> [WRITTEN INSTRUCTION]
Reproduce exactly, with no pictures, each line from the opening of the material down through the line containing "var rightTicks = [-15, -10, -5, 0, 5, 10];".

>> start DATA SEGMENT

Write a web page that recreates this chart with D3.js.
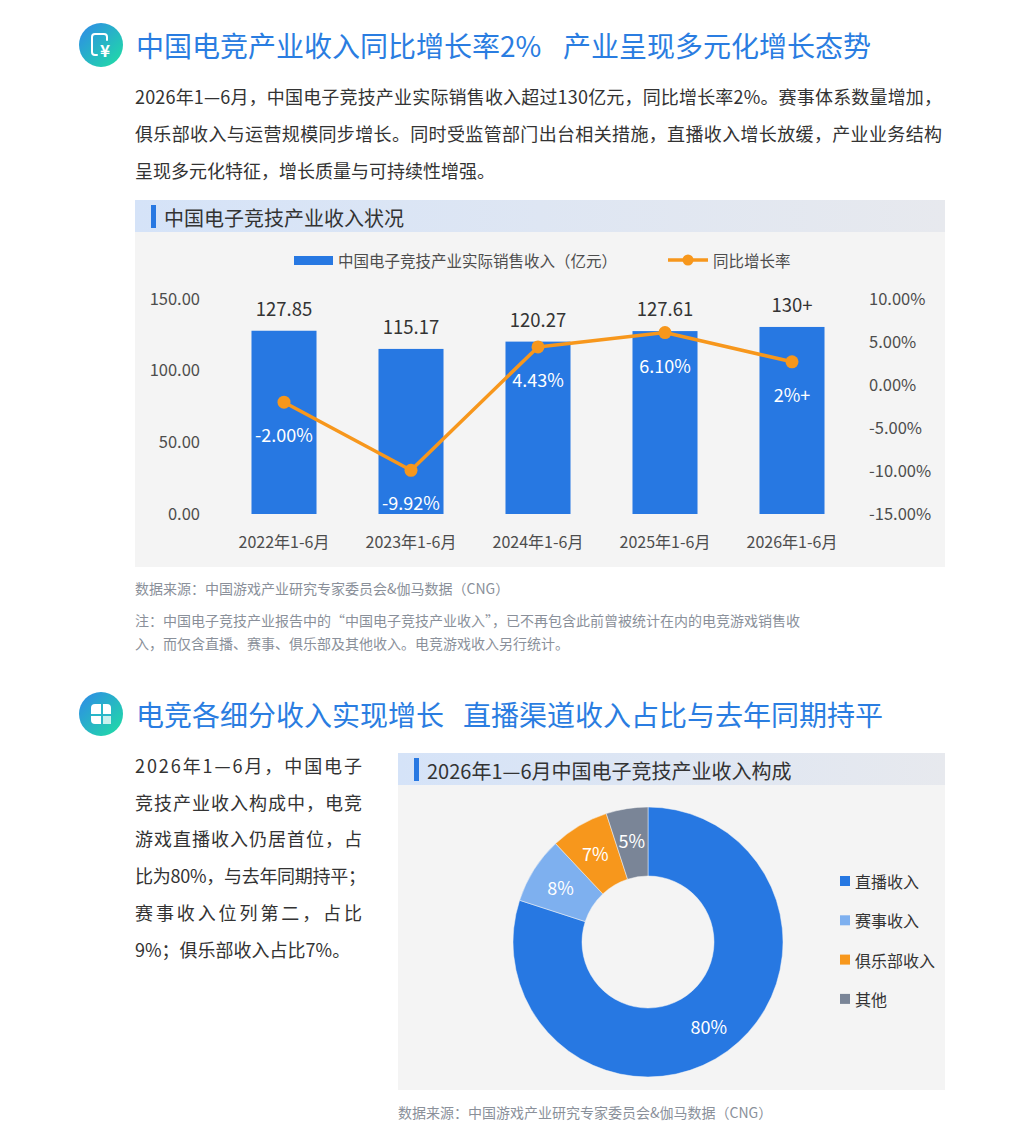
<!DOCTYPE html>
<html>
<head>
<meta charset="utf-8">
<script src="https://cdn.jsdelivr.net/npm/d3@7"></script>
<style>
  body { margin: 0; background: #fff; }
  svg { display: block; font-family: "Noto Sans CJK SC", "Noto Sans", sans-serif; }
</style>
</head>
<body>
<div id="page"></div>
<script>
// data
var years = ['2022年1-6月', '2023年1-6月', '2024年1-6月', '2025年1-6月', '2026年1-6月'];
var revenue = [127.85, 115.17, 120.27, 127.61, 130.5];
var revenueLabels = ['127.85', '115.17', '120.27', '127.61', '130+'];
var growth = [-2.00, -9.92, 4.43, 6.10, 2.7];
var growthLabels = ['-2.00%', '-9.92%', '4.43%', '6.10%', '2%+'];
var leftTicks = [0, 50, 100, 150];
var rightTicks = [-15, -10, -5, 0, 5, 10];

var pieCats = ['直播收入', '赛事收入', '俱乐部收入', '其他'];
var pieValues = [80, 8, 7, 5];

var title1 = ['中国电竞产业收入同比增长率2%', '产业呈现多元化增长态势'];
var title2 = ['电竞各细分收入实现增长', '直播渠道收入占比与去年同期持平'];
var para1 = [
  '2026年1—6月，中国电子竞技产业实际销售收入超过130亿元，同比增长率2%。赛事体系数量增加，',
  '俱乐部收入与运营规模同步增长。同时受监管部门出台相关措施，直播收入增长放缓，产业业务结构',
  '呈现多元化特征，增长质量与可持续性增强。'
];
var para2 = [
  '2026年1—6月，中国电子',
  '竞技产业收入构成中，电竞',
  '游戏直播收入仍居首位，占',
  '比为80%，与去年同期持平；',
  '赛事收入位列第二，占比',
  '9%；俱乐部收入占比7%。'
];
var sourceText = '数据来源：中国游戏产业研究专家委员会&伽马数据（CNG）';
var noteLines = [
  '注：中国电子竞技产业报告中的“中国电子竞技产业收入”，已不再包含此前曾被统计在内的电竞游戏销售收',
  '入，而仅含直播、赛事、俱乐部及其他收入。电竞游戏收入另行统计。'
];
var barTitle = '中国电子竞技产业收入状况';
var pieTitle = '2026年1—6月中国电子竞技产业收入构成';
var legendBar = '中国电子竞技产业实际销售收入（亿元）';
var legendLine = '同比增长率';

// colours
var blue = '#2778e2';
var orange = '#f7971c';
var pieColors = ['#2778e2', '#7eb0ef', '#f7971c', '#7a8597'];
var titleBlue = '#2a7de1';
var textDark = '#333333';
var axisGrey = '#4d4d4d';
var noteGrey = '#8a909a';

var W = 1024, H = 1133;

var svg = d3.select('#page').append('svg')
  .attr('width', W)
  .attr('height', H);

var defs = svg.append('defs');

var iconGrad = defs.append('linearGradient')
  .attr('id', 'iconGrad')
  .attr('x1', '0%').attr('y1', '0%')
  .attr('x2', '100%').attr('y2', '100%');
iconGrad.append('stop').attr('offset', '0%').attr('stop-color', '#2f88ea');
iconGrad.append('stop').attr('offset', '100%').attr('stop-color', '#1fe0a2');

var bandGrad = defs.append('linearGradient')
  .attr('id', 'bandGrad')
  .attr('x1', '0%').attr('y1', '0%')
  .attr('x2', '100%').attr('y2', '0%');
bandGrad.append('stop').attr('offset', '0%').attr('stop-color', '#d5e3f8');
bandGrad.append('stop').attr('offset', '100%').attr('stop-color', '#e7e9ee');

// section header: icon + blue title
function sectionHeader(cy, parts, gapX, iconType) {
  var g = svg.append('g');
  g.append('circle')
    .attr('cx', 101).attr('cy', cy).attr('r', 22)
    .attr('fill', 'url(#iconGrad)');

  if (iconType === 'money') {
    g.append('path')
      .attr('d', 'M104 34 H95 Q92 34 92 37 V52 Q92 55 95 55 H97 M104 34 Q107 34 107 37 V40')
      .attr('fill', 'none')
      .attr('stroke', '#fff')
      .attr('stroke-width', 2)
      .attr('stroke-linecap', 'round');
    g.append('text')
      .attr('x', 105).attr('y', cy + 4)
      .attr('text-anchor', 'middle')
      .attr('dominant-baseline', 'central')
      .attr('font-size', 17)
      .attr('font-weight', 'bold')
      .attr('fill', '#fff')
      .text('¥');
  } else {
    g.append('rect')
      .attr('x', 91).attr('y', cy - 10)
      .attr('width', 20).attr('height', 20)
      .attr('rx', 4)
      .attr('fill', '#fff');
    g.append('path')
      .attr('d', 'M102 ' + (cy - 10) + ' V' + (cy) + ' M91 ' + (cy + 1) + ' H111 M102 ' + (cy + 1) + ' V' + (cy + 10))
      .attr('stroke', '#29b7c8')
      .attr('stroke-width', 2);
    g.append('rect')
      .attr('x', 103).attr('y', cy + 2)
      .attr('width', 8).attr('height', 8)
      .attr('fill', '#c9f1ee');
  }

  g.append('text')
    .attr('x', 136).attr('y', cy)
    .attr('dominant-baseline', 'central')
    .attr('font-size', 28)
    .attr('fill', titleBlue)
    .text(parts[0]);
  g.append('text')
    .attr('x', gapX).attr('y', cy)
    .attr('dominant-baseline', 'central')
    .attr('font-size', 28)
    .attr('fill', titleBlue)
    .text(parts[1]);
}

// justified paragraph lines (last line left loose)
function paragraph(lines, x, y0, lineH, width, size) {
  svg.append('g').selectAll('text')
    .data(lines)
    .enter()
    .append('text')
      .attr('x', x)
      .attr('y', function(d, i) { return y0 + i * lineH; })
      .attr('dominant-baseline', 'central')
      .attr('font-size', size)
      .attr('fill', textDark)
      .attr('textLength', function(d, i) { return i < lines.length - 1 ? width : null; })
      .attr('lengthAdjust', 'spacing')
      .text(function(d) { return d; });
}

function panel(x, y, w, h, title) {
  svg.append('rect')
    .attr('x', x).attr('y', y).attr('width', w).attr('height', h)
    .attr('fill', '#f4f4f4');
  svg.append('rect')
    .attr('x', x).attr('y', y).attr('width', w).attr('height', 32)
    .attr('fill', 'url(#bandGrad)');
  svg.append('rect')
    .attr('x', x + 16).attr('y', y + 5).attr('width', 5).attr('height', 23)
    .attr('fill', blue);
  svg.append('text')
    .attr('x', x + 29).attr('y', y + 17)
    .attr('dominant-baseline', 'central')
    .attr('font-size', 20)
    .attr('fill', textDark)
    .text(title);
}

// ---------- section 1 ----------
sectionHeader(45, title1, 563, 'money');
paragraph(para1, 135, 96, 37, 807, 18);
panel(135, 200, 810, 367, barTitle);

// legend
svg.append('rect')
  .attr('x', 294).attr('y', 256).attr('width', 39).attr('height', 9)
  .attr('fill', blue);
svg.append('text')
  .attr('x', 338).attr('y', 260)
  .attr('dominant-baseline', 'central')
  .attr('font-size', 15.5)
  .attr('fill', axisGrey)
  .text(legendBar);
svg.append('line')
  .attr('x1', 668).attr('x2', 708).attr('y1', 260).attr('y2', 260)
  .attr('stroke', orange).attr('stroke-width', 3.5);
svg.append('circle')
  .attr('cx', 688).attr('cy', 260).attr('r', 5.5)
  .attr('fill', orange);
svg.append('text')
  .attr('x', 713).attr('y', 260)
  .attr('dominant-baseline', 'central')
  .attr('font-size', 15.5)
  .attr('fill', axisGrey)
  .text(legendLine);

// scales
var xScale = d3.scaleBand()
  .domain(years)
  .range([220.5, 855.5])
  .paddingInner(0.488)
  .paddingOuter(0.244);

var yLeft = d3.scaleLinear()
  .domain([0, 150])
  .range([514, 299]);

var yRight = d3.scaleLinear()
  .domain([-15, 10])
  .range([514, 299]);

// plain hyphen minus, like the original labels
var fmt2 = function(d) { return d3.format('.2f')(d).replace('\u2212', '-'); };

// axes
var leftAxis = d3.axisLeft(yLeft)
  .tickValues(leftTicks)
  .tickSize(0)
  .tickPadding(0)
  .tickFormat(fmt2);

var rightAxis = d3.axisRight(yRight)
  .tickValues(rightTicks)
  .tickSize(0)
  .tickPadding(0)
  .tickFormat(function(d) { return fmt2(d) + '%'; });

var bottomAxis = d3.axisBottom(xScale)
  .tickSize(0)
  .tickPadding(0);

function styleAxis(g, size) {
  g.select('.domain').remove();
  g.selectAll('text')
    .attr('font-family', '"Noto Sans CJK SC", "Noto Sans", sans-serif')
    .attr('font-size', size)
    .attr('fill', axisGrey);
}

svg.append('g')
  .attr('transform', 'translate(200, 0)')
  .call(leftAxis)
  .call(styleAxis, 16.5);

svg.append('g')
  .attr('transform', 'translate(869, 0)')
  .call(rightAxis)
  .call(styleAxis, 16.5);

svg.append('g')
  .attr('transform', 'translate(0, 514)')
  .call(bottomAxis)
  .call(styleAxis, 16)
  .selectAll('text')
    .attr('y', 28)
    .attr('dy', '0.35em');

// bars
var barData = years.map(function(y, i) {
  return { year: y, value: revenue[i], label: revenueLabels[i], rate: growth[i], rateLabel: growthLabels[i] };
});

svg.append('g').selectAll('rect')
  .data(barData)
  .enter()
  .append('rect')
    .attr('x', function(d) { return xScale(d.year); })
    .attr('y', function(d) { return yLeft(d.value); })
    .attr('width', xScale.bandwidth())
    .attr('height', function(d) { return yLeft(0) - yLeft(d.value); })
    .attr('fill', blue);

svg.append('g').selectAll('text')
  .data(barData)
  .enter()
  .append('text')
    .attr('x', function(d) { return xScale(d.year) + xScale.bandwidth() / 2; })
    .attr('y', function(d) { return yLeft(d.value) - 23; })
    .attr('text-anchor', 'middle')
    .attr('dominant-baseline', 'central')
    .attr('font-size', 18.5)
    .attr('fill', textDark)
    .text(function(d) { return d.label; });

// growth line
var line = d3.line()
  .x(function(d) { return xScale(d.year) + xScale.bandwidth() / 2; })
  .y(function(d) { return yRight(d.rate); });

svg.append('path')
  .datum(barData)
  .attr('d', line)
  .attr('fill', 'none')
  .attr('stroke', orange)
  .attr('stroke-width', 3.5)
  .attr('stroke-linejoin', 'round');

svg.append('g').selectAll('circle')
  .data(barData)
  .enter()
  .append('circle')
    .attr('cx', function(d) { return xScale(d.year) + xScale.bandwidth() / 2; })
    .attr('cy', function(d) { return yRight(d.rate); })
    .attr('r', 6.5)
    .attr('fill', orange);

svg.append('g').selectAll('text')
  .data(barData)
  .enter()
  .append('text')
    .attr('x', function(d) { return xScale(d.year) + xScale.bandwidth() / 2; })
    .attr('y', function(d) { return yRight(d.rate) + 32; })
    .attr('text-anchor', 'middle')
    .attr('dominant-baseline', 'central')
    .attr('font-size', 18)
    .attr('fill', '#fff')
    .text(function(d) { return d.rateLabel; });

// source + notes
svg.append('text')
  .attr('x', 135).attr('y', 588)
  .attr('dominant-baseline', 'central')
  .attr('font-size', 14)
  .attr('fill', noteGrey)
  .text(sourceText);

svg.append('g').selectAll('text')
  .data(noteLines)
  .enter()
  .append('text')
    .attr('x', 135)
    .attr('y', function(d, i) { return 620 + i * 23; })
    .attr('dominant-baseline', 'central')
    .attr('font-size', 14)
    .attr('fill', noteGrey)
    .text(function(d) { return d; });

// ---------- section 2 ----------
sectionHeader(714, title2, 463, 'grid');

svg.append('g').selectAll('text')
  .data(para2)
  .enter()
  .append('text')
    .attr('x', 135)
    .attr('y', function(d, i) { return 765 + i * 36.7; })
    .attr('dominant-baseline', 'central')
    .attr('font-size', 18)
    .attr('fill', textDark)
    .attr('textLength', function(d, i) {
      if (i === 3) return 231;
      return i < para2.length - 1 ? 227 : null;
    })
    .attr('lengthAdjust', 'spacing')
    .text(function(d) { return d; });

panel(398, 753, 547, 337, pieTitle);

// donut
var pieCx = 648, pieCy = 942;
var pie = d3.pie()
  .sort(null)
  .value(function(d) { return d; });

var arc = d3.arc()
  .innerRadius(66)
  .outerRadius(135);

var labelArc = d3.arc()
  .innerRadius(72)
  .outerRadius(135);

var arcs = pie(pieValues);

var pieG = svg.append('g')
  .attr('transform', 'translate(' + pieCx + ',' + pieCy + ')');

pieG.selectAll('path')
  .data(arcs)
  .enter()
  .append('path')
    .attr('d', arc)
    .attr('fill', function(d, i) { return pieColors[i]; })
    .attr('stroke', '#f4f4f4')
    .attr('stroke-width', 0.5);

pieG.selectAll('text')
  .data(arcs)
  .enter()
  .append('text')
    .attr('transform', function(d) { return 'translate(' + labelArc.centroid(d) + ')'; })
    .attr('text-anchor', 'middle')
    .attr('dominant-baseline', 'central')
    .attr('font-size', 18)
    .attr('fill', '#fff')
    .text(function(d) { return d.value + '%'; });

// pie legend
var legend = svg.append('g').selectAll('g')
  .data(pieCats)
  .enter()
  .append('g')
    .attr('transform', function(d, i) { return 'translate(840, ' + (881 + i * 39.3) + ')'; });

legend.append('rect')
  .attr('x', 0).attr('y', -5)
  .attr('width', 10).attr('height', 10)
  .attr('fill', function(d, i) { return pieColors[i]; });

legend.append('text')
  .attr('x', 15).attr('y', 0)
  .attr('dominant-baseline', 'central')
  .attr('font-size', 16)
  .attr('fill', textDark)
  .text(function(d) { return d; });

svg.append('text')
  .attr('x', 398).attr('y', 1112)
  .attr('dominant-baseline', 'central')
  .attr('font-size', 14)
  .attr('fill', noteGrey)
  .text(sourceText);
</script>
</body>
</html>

>> end DATA SEGMENT

> [TASK OUTPUT]
Write a web page that recreates this chart with D3.js.
<!DOCTYPE html>
<html>
<head>
<meta charset="utf-8">
<script src="https://cdn.jsdelivr.net/npm/d3@7"></script>
<style>
  body { margin: 0; background: #fff; }
  svg { display: block; font-family: "Noto Sans CJK SC", "Noto Sans", sans-serif; }
</style>
</head>
<body>
<div id="page"></div>
<script>
// data
var years = ['2022年1-6月', '2023年1-6月', '2024年1-6月', '2025年1-6月', '2026年1-6月'];
var revenue = [127.85, 115.17, 120.27, 127.61, 130.5];
var revenueLabels = ['127.85', '115.17', '120.27', '127.61', '130+'];
var growth = [-2.00, -9.92, 4.43, 6.10, 2.7];
var growthLabels = ['-2.00%', '-9.92%', '4.43%', '6.10%', '2%+'];
var leftTicks = [0, 50, 100, 150];
var rightTicks = [-15, -10, -5, 0, 5, 10];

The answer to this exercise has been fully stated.